Employees were competing for parking spots with New Hanover's booming patient population. The leadership team was especially concerned about the safety of clinicians forced to park far away, with most working 12-hour shifts, Walsh said.
So in December, the hospital opened a new parking garage just for the 700-person clinical staff. It also is using technology from Indect, a parking guidance company. Indect's sensors communicate with a sign at the garage's entrance with updates on many spots are available. The five-floor garage has 720 spots.
Another electric sign indicates how many spots are available on each floor. There are also LED lights above each parking spot. A red light indicates that a car is in the spot while a green light means that the spot is open.
The light, which can be seen from hundreds of yards away, is a critical feature, said Dale Fowler, president of Indect. Many times people overlook available spots. In fact, Fowler said that most institutions have enough parking for everyone but spots—sometimes thousands of them—are simply being missed. The lights help ensure that every spot is being used.
It's not just New Hanover dealing with this problem. A study released last year by transport analytics firm Inrix found that drivers in the U.S. spend an average of 17 hours a year searching for spots on streets, in lots or in garages. That results in an estimated $345 per driver in wasted time, fuel and emissions per year.
Fowler said his company's technology can lift a garage's occupancy rate to 100%. It can also make garages more cost-effective. After all, every parking spot in a new garage costs roughly $30,000. It costs about $400 to put a sensor over a parking spot.
"I'm sure (hospitals) have better things to do with millions of dollars than build more parking garages. It is a better use of their capital to use what they have more efficiently," Fowler said.
New Hanover also installed blue lights to indicate handicapped-accessible parking and pink lights to indicate spots where staff can charge electric vehicles.
The staff is thrilled with the changes, Walsh said. "I've built a lot of things in my career—I've never had so many people be so positive about a parking garage. Everyone is so satisfied because they know they are going to find a space and they know exactly where the space is." Patients say it's also easier to find a spot now that fewer employees are parking in the other lots. Walsh said that some employees were initially concerned about the garage's location. It's across the street from the hospital campus, and a skybridge was installed to connect the two.
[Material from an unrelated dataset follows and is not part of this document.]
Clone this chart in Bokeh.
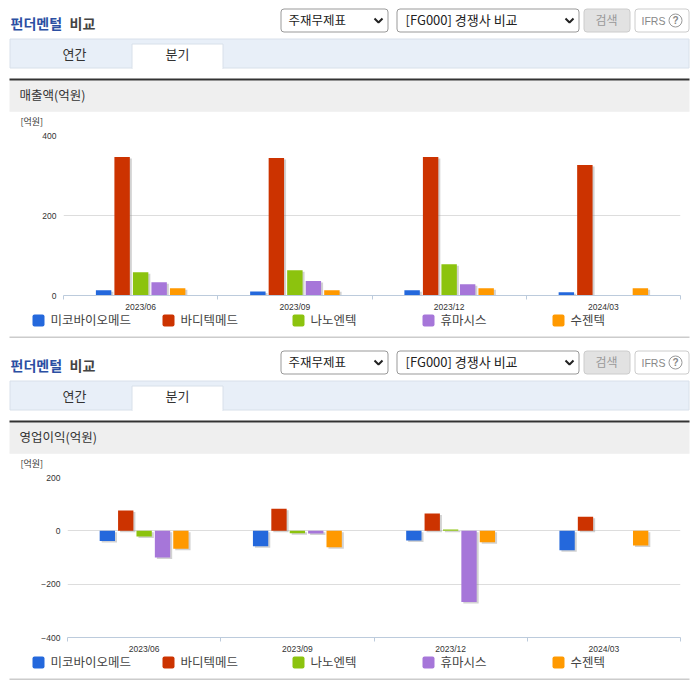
from bokeh.core.properties import value
from bokeh.embed import file_html
from bokeh.models import FixedTicker, Grid, LinearAxis, Range1d, ColumnDataSource
from bokeh.plotting import figure
from bokeh.resources import INLINE

periods = ["2023/06", "2023/09", "2023/12", "2024/03"]
series = ["미코바이오메드", "바디텍메드", "나노엔텍", "휴마시스", "수젠텍"]
colors = ["#2468dc", "#cc3300", "#8cc30e", "#a676d9", "#ff9900"]
nan = float("nan")

micobio_sales = [13, 10, 13, 8]
boditech_sales = [346, 344, 346, 326]
nanoentek_sales = [58, 63, 78, nan]
humasis_sales = [33, 36, 28, nan]
sugentech_sales = [18, 13, 18, 18]

micobio_op = [-38, -58, -36, -73]
boditech_op = [76, 83, 65, 53]
nanoentek_op = [-21, -9, 5, nan]
humasis_op = [-100, -10, -267, nan]
sugentech_op = [-67, -62, -43, -55]

sales_ticks = [0, 200, 400]
op_ticks = [-400, -200, 0, 200]

W = 690
FONT = "Noto Sans CJK KR"
LATIN = "Liberation Sans"
OVERLAP = 6


def canvas(y0, y1, **kw):
    p = figure(width=W, height=y1 - y0, x_range=Range1d(0, W), y_range=Range1d(y1, y0),
               output_backend="svg", toolbar_location=None, min_border=0, x_axis_type=None,
               y_axis_type=None, outline_line_color=None, background_fill_color="white",
               border_fill_color="white", **kw)
    p.grid.visible = False
    return p


def txt(p, x, y, s, size, color="#333333", font=FONT, align="left", style="normal"):
    shift = 1 if font == FONT else 0
    p.text([x], [y - shift], text=[s], text_font=value(font), text_font_size=f"{size}px", text_color=color,
           text_align=align, text_baseline="middle", text_font_style=style)


def box(p, l, r, t, b, fill, line=None, radius=0):
    p.quad(left=[l], right=[r], top=[t], bottom=[b], fill_color=fill, line_color=line,
           border_radius=radius)


def header(y0, y1, off, title):
    p = canvas(y0, y1)
    txt(p, 10, 23 + off, "펀더멘털", 14, "#2b4fa3", style="bold")
    txt(p, 69, 23 + off, "비교", 14, "#444444", style="bold")
    box(p, 280.5, 387.5, 8.5 + off, 31.5 + off, "white", "#999999", 3)
    txt(p, 288, 20 + off, "주재무제표", 12.5, "#222222")
    box(p, 396.5, 578.5, 8.5 + off, 31.5 + off, "white", "#999999", 3)
    txt(p, 405, 20 + off, "[FG000] 경쟁사 비교", 13, "#222222")
    for cx in (378, 569):
        p.line([cx - 4, cx, cx + 4], [18 + off, 22 + off, 18 + off], line_color="#222222", line_width=2)
    box(p, 583.5, 629.5, 8.5 + off, 31.5 + off, "#e2e2e2", "#cccccc", 3)
    txt(p, 606, 20 + off, "검색", 12, "#999999", align="center")
    box(p, 634.5, 688.5, 8.5 + off, 31.5 + off, "white", "#cccccc", 3)
    txt(p, 641, 20 + off, "IFRS", 10.5, "#888888", LATIN)
    p.scatter([675], [20 + off], size=13, marker="circle", fill_color="white", line_color="#999999")
    txt(p, 675, 20 + off, "?", 10, "#888888", LATIN, "center", "bold")
    box(p, 9.5, 688.5, 38.5 + off, 67.5 + off, "#e8eff8", "#d8e0ea")
    box(p, 131.5, 222.5, 43.5 + off, 68 + off, "white", "#d8e0ea")
    p.line([132, 222], [68 + off, 68 + off], line_color="white", line_width=1.5)
    txt(p, 74, 54 + off, "연간", 13, align="center")
    txt(p, 177, 54 + off, "분기", 13, align="center")
    box(p, 9, 689, 80 + off, 110 + off, "#efefef")
    box(p, 9, 689, 78 + off, 80 + off, "#333333")
    p.line([9, 689], [110.5 + off, 110.5 + off], line_color="#e6e6e6", line_width=1)
    txt(p, 19, 95 + off, title, 12.5)
    txt(p, 20, 122 + off, "[억원]", 9)
    return p


def legend(y0, y1, cy, rule_y):
    p = canvas(y0 - OVERLAP, y1, styles={"margin-top": f"-{OVERLAP}px", "position": "relative"})
    p.background_fill_alpha = 0
    p.border_fill_alpha = 0
    for k, name in enumerate(series):
        x = 32 + 130 * k
        box(p, x, x + 12, cy - 6, cy + 6, colors[k], None, 2)
        txt(p, x + 18, cy, name, 12.5, "#444444")
    box(p, 9, 689, rule_y, rule_y + 2, "#cccccc")
    return p


def chart(y0, y1, frame_t, frame_b, left, rows, y_start, y_end, ticks):
    p = figure(width=W, height=y1 - y0, x_range=Range1d(0, len(periods)),
               y_range=Range1d(y_start, y_end), output_backend="svg", toolbar_location=None,
               x_axis_type=None, y_axis_type=None, min_border_left=left, min_border_right=W - 680,
               min_border_top=frame_t - y0, min_border_bottom=y1 - frame_b,
               outline_line_color=None, background_fill_color="white", border_fill_color="white")
    px_x = (680 - left) / len(periods)
    px_y = (frame_b - frame_t) / (y_end - y_start)
    yaxis = LinearAxis(ticker=FixedTicker(ticks=ticks), axis_line_color=None, major_tick_line_color=None,
                       minor_tick_line_color=None, major_tick_in=0, major_tick_out=0,
                       major_label_standoff=7,
                       major_label_text_font=LATIN, major_label_text_font_size="8.5px",
                       major_label_text_color="#333333")
    p.add_layout(yaxis, "left")
    xaxis = LinearAxis(ticker=FixedTicker(ticks=[i + 0.5 for i in range(len(periods))],
                                          minor_ticks=list(range(len(periods) + 1))),
                       major_label_overrides={i + 0.5: s for i, s in enumerate(periods)},
                       axis_line_color="#bccbdc", major_tick_line_color=None,
                       minor_tick_line_color="#bccbdc", minor_tick_out=4, minor_tick_in=0,
                       major_tick_in=0, major_tick_out=0, major_label_standoff=2,
                       major_label_text_font=LATIN, major_label_text_font_size="8.5px",
                       major_label_text_color="#333333")
    p.add_layout(xaxis, "below")
    p.add_layout(Grid(dimension=1, ticker=FixedTicker(ticks=ticks), grid_line_color="#dddddd"))
    dx = 2 / px_x
    dy = 1.5 / px_y
    for k, vals in enumerate(rows):
        xs = [i + 0.5 + (k - 2) * 0.12 for i in range(len(vals))]
        src = ColumnDataSource(dict(
            x=xs, sx=[x + dx for x in xs], top=vals, stop=[v - dy for v in vals], sbot=[-dy] * len(vals),
        ))
        p.vbar(x="sx", width=0.1, top="stop", bottom="sbot", source=src, fill_color="#8f8f8f",
               fill_alpha=0.4, line_color=None)
        p.vbar(x="x", width=0.1, top="top", bottom=0, source=src, fill_color=colors[k], line_color=None)
    return p


sales_rows = [micobio_sales, boditech_sales, nanoentek_sales, humasis_sales, sugentech_sales]
op_rows = [micobio_op, boditech_op, nanoentek_op, humasis_op, sugentech_op]

roots = [
    header(0, 130, 0, "매출액(억원)"),
    chart(130, 314, 135, 296, 63, sales_rows, 0, 400, sales_ticks),
    legend(314, 338, 320, 336),
    header(338, 472, 342, "영업이익(억원)"),
    chart(472, 656, 477, 638, 67, op_rows, -400, 200, op_ticks),
    legend(656, 680, 662, 678),
]

open("out.html", "w").write(file_html(roots, INLINE))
"There was a bit of apprehension (from employees) that they might have to walk farther, but that was quickly overcome by the easy ability to find a spot and know they had a spot," he said.
The hospital is considering installing the Indect technology in other lots across its campus and in future lots.
Fowler said hospitals are a growing part of Indect's business portfolio. In addition to New Hanover, the company has installed its technology at the Mayo Clinic and Texas Medical Center's Children's Hospital. That's not surprising, considering the industry's increased efforts to satisfy its consumers. "We traditionally haven't done a lot of healthcare, but it's an area we have seen grow quite quickly over the last 12 months," he said.
Fowler's healthcare clients see it as an opportunity to improve the patient and the employee experience. "People going to a hospital are usually very stressed, and they are in a hurry, generally. This is a way to make the experience smoother for everyone."